Refined Italian cuisine in a sexy dining room in the city’s most opulent hotel, and it is no surprise that tables here are among the toughest to book in a status-obsessed city. The dining room is broken up into a series of rooms so all areas feel intimate and have views of the cathedral and square. The corner room was used as an office by architect Montferrand while he was building St. Isaac's Cathedral. Today the cuisine is made mainly with ingredients shipped from farms in Italy and prepared in an open kitchen, where homemade pasta and risotto seemingly always simmer.
This dining institution is certainly designed for tourists, but it is well done and perfectly located for lunch before or after visiting Catherine Palace. There is a small gift shop by the entrance that sells traditional toys and wooden crafts that make for nice souvenirs.
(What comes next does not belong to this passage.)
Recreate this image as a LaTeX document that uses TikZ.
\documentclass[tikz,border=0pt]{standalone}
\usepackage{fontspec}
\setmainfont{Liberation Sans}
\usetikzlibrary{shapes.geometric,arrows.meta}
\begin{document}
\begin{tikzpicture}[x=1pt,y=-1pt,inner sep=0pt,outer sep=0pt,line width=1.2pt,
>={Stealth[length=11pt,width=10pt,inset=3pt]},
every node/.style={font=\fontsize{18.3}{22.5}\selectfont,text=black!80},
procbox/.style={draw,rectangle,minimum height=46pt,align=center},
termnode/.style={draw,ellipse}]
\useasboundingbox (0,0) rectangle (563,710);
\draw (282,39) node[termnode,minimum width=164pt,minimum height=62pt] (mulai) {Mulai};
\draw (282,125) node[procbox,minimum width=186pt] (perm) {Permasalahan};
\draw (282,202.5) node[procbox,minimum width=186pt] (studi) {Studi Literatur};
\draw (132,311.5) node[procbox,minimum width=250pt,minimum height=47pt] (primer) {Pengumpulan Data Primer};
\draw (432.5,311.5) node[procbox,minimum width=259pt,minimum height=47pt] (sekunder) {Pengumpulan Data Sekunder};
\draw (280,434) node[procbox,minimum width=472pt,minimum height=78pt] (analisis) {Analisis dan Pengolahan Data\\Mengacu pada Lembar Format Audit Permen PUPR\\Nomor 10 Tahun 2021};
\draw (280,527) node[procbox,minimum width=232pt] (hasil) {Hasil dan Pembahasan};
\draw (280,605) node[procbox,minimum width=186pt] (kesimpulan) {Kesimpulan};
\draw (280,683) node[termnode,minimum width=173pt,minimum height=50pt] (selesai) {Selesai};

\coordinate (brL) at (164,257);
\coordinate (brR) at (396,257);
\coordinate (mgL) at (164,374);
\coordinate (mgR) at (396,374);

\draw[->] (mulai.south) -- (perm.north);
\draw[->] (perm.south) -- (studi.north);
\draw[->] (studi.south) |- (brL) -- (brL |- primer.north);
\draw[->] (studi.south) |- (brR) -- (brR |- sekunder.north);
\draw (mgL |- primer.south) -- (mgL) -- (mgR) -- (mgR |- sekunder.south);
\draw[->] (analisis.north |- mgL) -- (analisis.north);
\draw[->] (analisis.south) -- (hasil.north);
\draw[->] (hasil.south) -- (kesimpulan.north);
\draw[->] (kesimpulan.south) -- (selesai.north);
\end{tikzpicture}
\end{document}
Food is old-fashioned Russian in style and will not be the best you will have on your trip, but live music and the cozy atmosphere helps keep diners cheerful.
Russian Vodka Room
This quirky restaurant offers tours of its in-house vodka museum (charting everything from the first vodka recipe to modern-day branding) and short vodka tastings. The dining room itself is bright with arched ceilings and draped velvet curtains and a choice of quiet booths and round tables that are often filled with groups of tourists. The large menu offers largely Russian dishes including the ominous sounding “meat and fish carousel,” salo (Russian salt pork with bread and mustard), rassolnik (giblets and dill pickle soup) and sharing platters of small dishes.
This pastry shop specializes in strudel-like pies that can be bought for take out or for eating at the few tables in the quaint dining area. The staff does not speak English but there is a menu so you can decipher your choices, which include savory and sweet options such as spinach, cheese, sausage and mushroom as well as apricot, apple and raspberry. There are many outposts in St. Petersburg and Moscow. Check the web site for more addresses.
Stroganoff offers a break from the gold-leaf glamour of many St. Petersburg eateries with a simple, hearty menu served in an industrial-style dining room with exposed brick, black-and-white photographs depicting pre-Revolution Russia and lots of taxidermy. The English-speaking staff is helpful in navigating the Russian and international menu of stchy (cabbage soup)—with or without vodka, whitefish, rye bread or pickled cucumbers—Argentinian and Australian steaks and veal chops. The dark-wood central bar is a place to linger with a glass of wine from the extensive wine list and parents can retreat to large leather banquettes while children are entertained in the kids’ playroom.
This perennially popular spot is located on the roof of one of the city’s tallest buildings, making the 350-square-meter terrace the place to be during summer’s White Nights. The dining room’s décor feels contemporary and features an open kitchen where chefs prepare a fusion menu of Italian and Japanese dishes such as lasagne, sushi, dim sum and pizza in endless varieties. It is worth saving room for a sweet treat from the two-page dessert menu or sitting with an aperitif on the terrace admiring the views of bustling Nevsky Prospekt and Kazansky Cathedral below.
A firm favorite with St. Petersburg’s society crowd, this beautiful restaurant is, indeed, fit for a king with historical details restored by designer Sergey Tretyak along with a clash of gold, deep red and cream furnishings. The menu, which is based on 19th-and 20th-century recipes favored by the royal family, features a dedicated pickle section, traditional veal tongue with horseradish, and grilled dishes; as well as homemade sherbets.